如何在Java应用中集成Lucene进行全文搜索?
在Java应用中集成Lucene以实现全文搜索主要包括以下几个步骤:
添加依赖库:
首先,需要在项目中引入Lucene的库。如果你使用Maven作为构建工具,可以在pom.xml
中添加以下依赖:<dependency>
<groupId>org.apache.lucene</groupId>
<artifactId>lucene-core</artifactId>
<version>8.11.1</version> <!-- 确保使用合适的版本号 -->
</dependency>
<dependency>
<groupId>org.apache.lucene</groupId>
<artifactId>lucene-analyzers-common</artifactId>
<version>8.11.1</version>
</dependency>
如果使用Gradle,可以在
build.gradle
中添加:implementation 'org.apache.lucene:lucene-core:8.11.1'
implementation 'org.apache.lucene:lucene-analyzers-common:8.11.1'
创建索引:
在Lucene中,创建索引是将数据转换为Lucene理解的格式。需要使用IndexWriter
来写入索引。
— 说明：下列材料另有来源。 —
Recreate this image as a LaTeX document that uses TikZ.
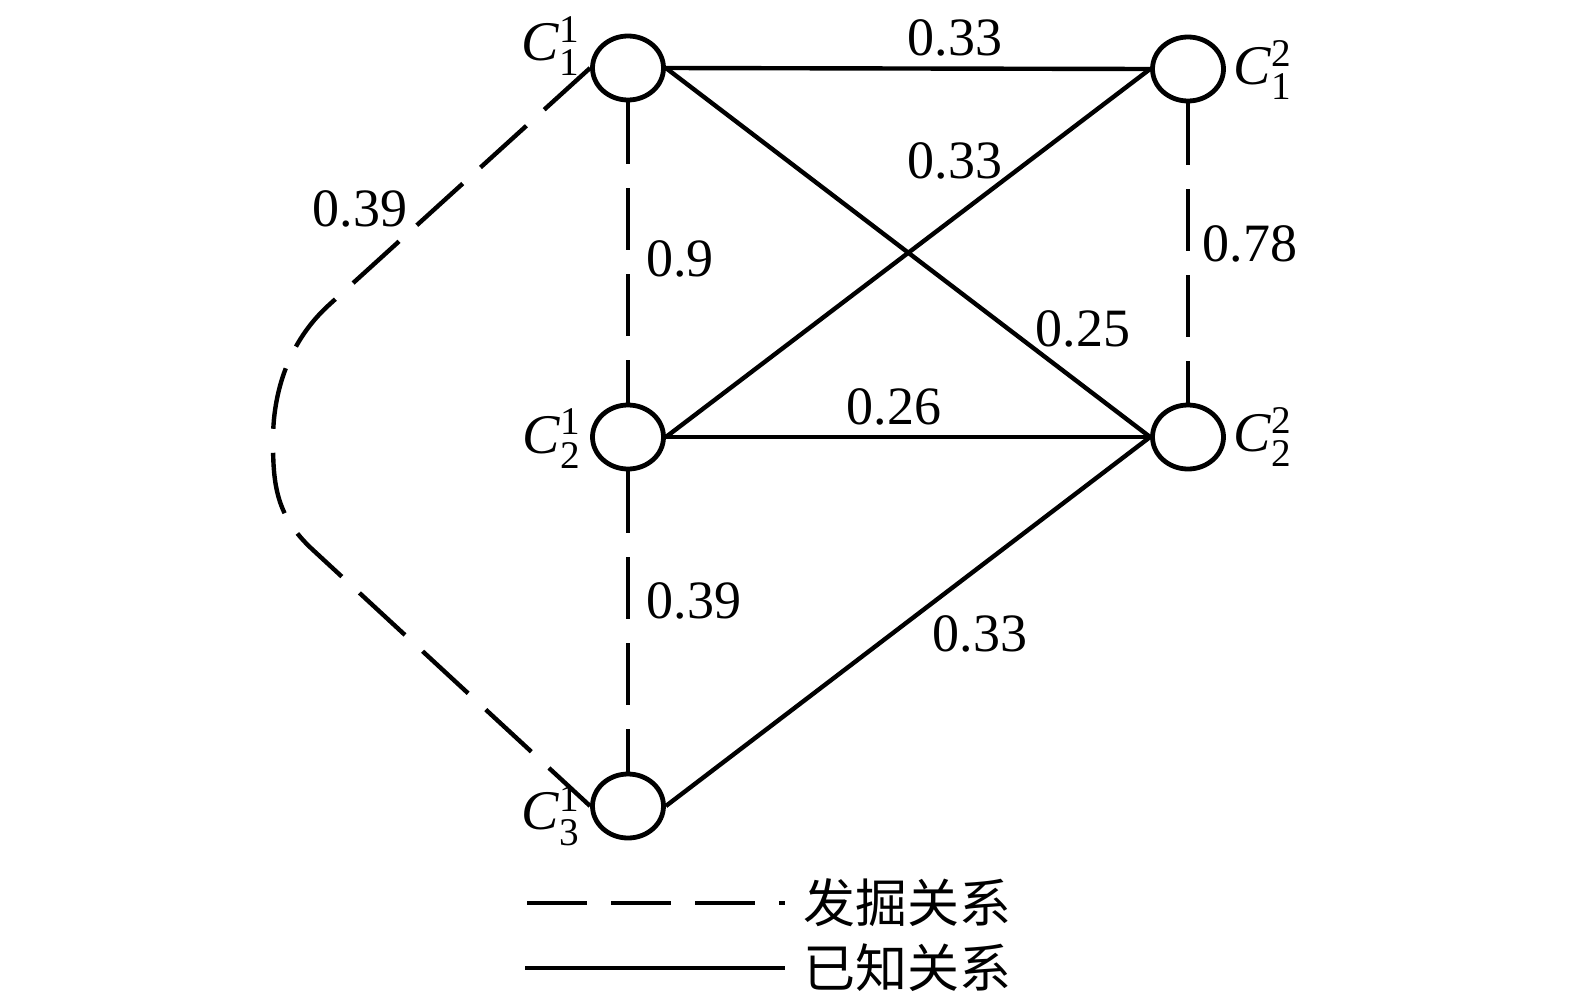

import org.apache.lucene.analysis.standard.StandardAnalyzer;
import org.apache.lucene.document.Document;
import org.apache.lucene.document.Field;
import org.apache.lucene.document.TextField;
import org.apache.lucene.index.DirectoryReader;
import org.apache.lucene.index.IndexWriter;
import org.apache.lucene.index.IndexWriterConfig;
import org.apache.lucene.queryparser.classic.QueryParser;
import org.apache.lucene.search.IndexSearcher;
import org.apache.lucene.search.Query;
import org.apache.lucene.search.ScoreDoc;
import org.apache.lucene.search.TopDocs;
import org.apache.lucene.store.Directory;
import org.apache.lucene.store.RAMDirectory;
public class LuceneExample {
public static void main(String[] args) throws Exception {
StandardAnalyzer analyzer = new StandardAnalyzer();
// Create in-memory Lucene index
Directory index = new RAMDirectory();
// Create index writer
IndexWriterConfig config = new IndexWriterConfig(analyzer);
IndexWriter writer = new IndexWriter(index, config);
addDoc(writer, "Lucene in Action", "193398817");
addDoc(writer, "Lucene for Dummies", "55320055Z");
addDoc(writer, "Managing Gigabytes", "55063554A");
writer.close();
// Search the index
String querystr = "Lucene";
Query q = new QueryParser("title", analyzer).parse(querystr);
int hitsPerPage = 10;
DirectoryReader reader = DirectoryReader.open(index);
IndexSearcher searcher = new IndexSearcher(reader);
TopDocs docs = searcher.search(q, hitsPerPage);
ScoreDoc[] hits = docs.scoreDocs;
System.out.println("Found " + hits.length + " hits.");
for (int i = 0; i < hits.length; ++i) {
int docId = hits[i].doc;
Document d = searcher.doc(docId);
System.out.println((i + 1) + ". " + d.get("isbn") + "\t" + d.get("title"));
}
reader.close();
}
private static void addDoc(IndexWriter writer, String title, String isbn) throws Exception {
Document doc = new Document();
doc.add(new TextField("title", title, Field.Store.YES));
doc.add(new TextField("isbn", isbn, Field.Store.YES));
writer.addDocument(doc);
}
}
执行搜索:
创建索引后,就可以执行搜索。使用IndexSearcher
类来搜索索引,QueryParser
类来解析查询字符串。处理搜索结果:
使用TopDocs
类处理搜索返回的结果,并遍历ScoreDoc
数组以获取匹配的文档。
以上是Lucene在Java应用中的一个简单使用示例,充分利用Lucene提供的强大API可以构建更复杂的搜索功能,比如模糊搜索,高亮显示,以及自定义评分逻辑等。